Covance unveils further, ‘substantial' IT investment at JP Morgan conf
The investment plan – which was detailed by CEO Joe Herring at JP Morgan’s Healthcare conference last week – is in addition to the $10m (EUR7.8m) IT project Covance outlined in its third quarter financial presentation.
Herring said the extra investment will focus on “building new and enhanced clinical tools to help our clinical business not only be more efficient but more highly differentiated in the marketplace,” citing a desire to improve clients’ site selection and monitoring as a key driver.
“The second opportunity that we identified,” Herring continued “is a fairly substantial consolidation of our data centres and our network and move from having data centres in multiple countries to a two or three footprint configuration.”

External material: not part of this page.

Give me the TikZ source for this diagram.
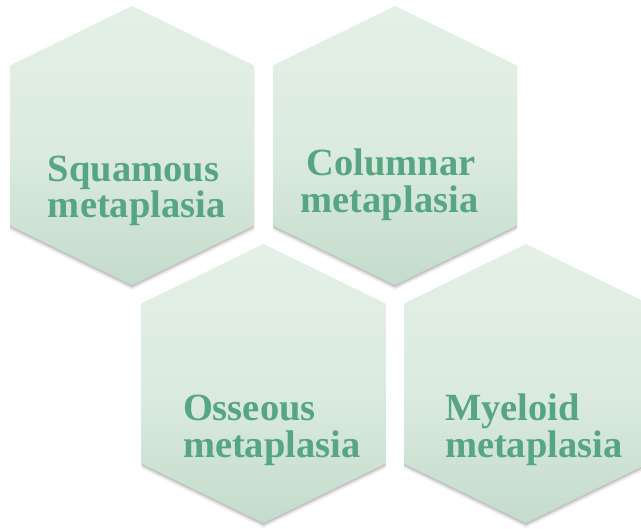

This structure – which will employ a cloud network capable of moving data around the world more efficiently – “is a substantial investment that will drive higher capEx than you probably have in your models and higher opEx to get that in place.”
Herring – who said financial details of the new investment will be announced at Covance’s Q4 earning call on January 26 - explained that: “The end goal… is to arrest the growth of IT spending,” which has grown faster than revenue every year for the past five years.
Central labs growth in Q4?
Herring also used his JP Morgan presentation to drop a few hints about Covance's performance in Q4 2011.
"The early development segment underperformed our expectations in the fourth quarter," he said, explaining that this was primarily due to the poor performance of Covance's European toxicology and research models businesses.
He contrasted this with Covance's other early phase units - clinical pharmacology, discovery and translational services - which he said had performed well in the final three months of 2011.
Herring was similarly positive about central lab services.
"We have been calling that business flat for the foreseeable future...however in the fourth quarter, for the second consecutive quarter, we have outperformed that... we saw both revenue growth and better operating margin performance."
Herring was also upbeat about Covance's clinical services business, which he said will grow substantially this year. He also said the firm will continue to hire staff to service projects in its pipeline.
Analyst response
Citigroup analyst Garen Sarafian predicted Covance’s IT capital and operational spending will increase $29m and $2m, respectively, in 2012 and cut his earnings per share forecast by 5 per cent.
He also said that growth of Covance’s central labs business – which contributes around 29 per cent of the contract research organisation's (CROs) revenue each year – bodes well for 2012.
“With a bias towards the clinical portion of development, global footprint, and superior partnership experience, we continue to expect Covance to benefit disproportionately from macro CRO trends.”